"2.5 million Americans watch Fox News, which means that 297.5 million Americans don't."
-- Commenter "Underoath" at the Huffington Post, responding to the story about Shepard Smith apologizing on-air for what he called Fox News's lack of balance in covering the New Jersey governor's race
I post this comment because it brings up a point I've always wanted to mention here: Fox News's perceived power within the news media -- it's supposed absolute domination of both the medium and the message -- is really nothing more than a product of the media loving to talk about themselves. Yes, Fox has a firm grip on the cable audience -- particularly one relentlessly loyal facet of the audience, which clings to its every word and indulges its every whim -- and that makes for much hand-wringing among its competitors and detractors. But let's be honest: In the great scheme of things, how many people really watch cable news regularly?

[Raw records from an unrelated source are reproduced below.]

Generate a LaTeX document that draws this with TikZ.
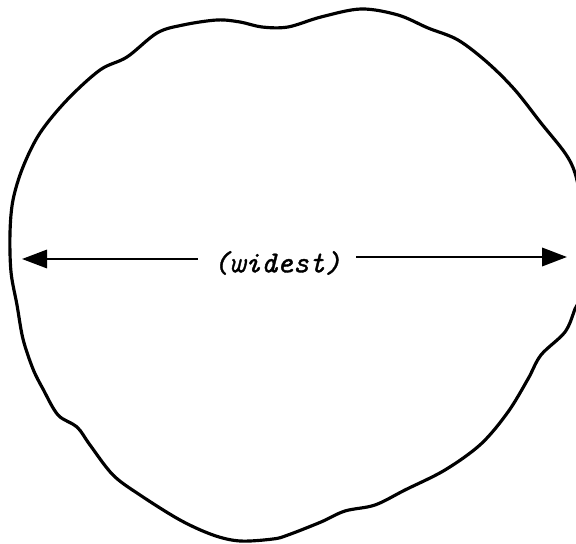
\documentclass[tikz,border=0pt]{standalone}
\usepackage{fontspec}
\usepackage{tikz}
\usetikzlibrary{arrows.meta,positioning}
\newfontfamily\typefont{lmmono10-italic}[Extension=.otf,FakeBold=1.2]

\begin{document}
\begin{tikzpicture}[x=0.03cm,y=-0.03cm,
      ink/.style={line width=2.7pt,line cap=round,line join=round},
      lbl/.style={font=\typefont\fontsize{26}{30}\selectfont,inner sep=0pt,outer sep=13pt},
      dim/.style={line width=2.2pt,-{Triangle[length=7.5mm,width=5.5mm]}}]
    \useasboundingbox (0,0) rectangle (576,544);
    \clip (0,0) rectangle (576,544);
    % outline of the blob
    \draw[ink] plot[smooth cycle,tension=0.55] coordinates {
      (11,272) (10,233) (13,200) (23,167) (40,133) (67,100) (100,70) (127,57)
      (157,33) (183,25) (217,20) (240,22) (262,27) (288,27) (321,17) (361,9)
      (398,15) (428,28) (458,40) (488,63) (515,90) (541,123) (565,153) (575,173)
      (580,200) (582,250) (580,296) (575,309) (565,332) (541,355) (528,379) (508,412)
      (481,444) (445,470) (405,490) (375,505) (345,511) (321,522) (288,535) (273,539)
      (240,541) (213,535) (180,520) (140,495) (113,475) (90,445) (77,427) (58,415)
      (43,389) (33,369) (23,339) (17,305)};
    \node[lbl] (w) at (277,263) {(widest)};
    \coordinate (lt) at (22,259);
    \coordinate (rt) at (567,257);
    \draw[dim,line width=1.8pt] (w.west|-lt) -- (lt);
    \draw[dim] (w.east|-rt) -- (rt);
  \end{tikzpicture}
\end{document}
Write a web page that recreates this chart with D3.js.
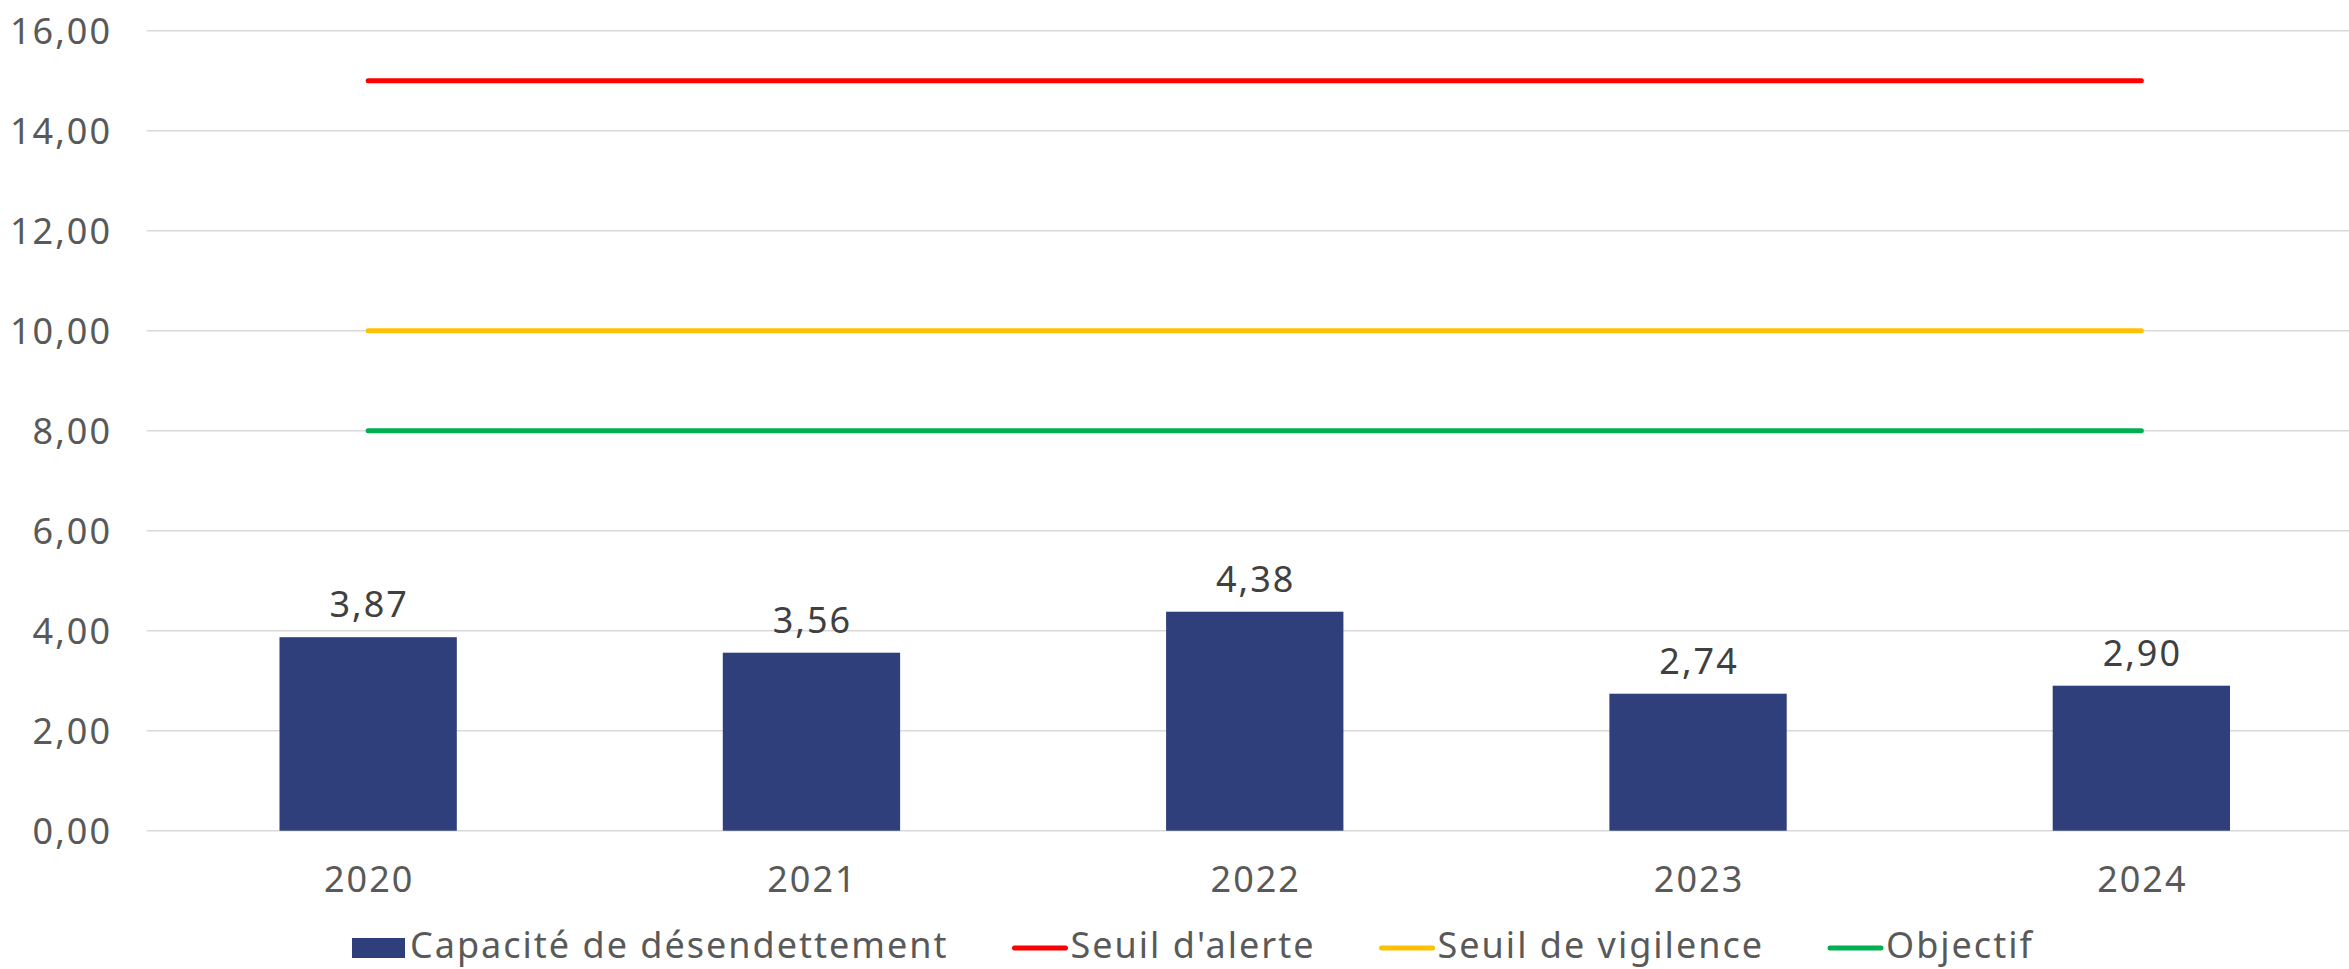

Sure, O'Reilly or Beck can pull in a couple of million viewers -- on a really good day -- but even now, with its authority waning, network news still nets up to 25-million viewers a night (with even the lowest-rated show pulling around 6-million people). And keep in mind that we're talking about national numbers -- as in a couple of million Fox viewers out of around 300-million people in the entire United States.
To put things in perspective, during the heyday of network dominance, a local news 11pm show in New York City could occasionally come close to that kind of number.
Yes, Fox News is powerful among the select demographic that watches it. Big picture, though? It's nowhere near the inescapable cultural force that it and the media echo chamber it inhabits would have you believe.